I have been taking pictures for many years and have found it increasingly difficult to find the pictures I wanted in the ever growing folder structure I stored them in. A couple of years ago I started looking for a photo database that would give me the capability of sorting my pictures into multiple subcategory sets and then query the subcategories against each other. For example: if I wanted to find all of the pictures I had taken of plants in the family Rosaceae in the state of California, I could query the category structure (Plants/Vascular Plants/Rosaceae) against (Places/USA/California). Almost every database I found was filled with useless crap and wouldn’t work like I wanted it to. There was only one database I found that appeared to do what I required and that was Picajet FX. I have been using Picajet FX for a couple years now and feel I should share my experiences with it to all the prospective buyers out there.
Basically, Picajet FX is exactly what I wanted, except that it doesn’t work like it is supposed to which renders it useless much of the time. The only reason I’m still using it is because I haven’t found anything better. The good part about Picajet FX is that the interface lets me use it like I would use Windows Explorer to create a folder structure and drag whatever I want over to the folder I want it in, except it is a category structure rather than a folder structure. I could take a single picture and put it under a bunch of different categories that I might want to query later. If I had a picture taken at Crater Lake National Park showing a landscape of the lake with Wizard Island and the plants Pulsatilla occidentalis and Pinus albicaulis, I could categorized it in the following ways: (Places/USA/Oregon/Crater Lake National Park), (Landscapes), (Landforms/Islands), (Landforms/Volcano), (Water/Lakes), (Plants/Vascular Plants/Ranunculaceae/Pulsatilla occidentalis), (Plants/Vascular Plants/Pinaceae/Pinus albicaulis), and probably a bunch of others. I could then query any of those categories and/or subcategories against any of the others and this picture would come up. For example if I wanted to see all of the landscape pictures I took in Oregon that have water in them, this picture would show up. Picajet FX has a bunch of other features, but none of them are really important compared to that one.
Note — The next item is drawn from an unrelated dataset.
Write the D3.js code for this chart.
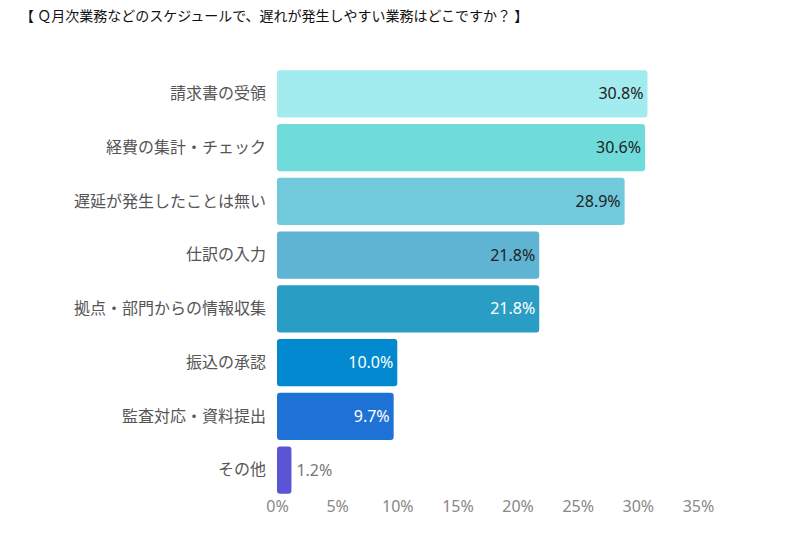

So, what is the problem with Picajet FX? The biggest problem is that the queries only work on simple category structures. If a category or subcategory has only a limited number of its own subcategories, it works fine. If you have lots of subcategories, you are screwed. It won’t work. The early example querying the category structure (Plants/Vascular Plants/Rosaceae) against (Places/USA/California) works because neither Rosaceae or California has very many subcategories. What if I want to see all of the pictures of vascular plants I have from Joshua Tree National Park? That is a query of (Plants/Vascular Plants) against (Places/USA/California/Joshua Tree National Park). Picajet FX’s result of this query is the following error: “You select too much criteria for query! Cannot display results.” I have too many subcategories under the Vascular Plants category. Picajet FX can’t handle anything beyond very basic category structures. This is a huge problem as I require complex category structures that is a very typical query that I would make. I’ve tried contact the Picajet FX’s programmers many times over the past couple year to get them to fix this problem, but they just don’t seem to understand that there is not much point in having a database that you can’t query.
There are several other problems with Picajet FX that are really annoying, but I can deal with them if they would fix the query function. One particularly obnoxious problem is that almost every time I use Picajet FX, it locks up for about 10-15 minutes at a time seemingly doing nothing. If you wait for it to do whatever it is doing, it will eventually start working again. This isn’t bad if you are working with it for hours, but if you want to use it for 20 minutes and it locks up for 15 minutes, it’s really problematic.
In conclusion, Picajet FX has a huge amount of potential, but fails miserably by not reaching that potential. If it could do what it claims it can do, it would be wonderful. Still, it’s the best thing I’ve found. If anyone else has found a good photo database that will function the way I want it to, let me know. Otherwise I guess I’m stuck with Picajet.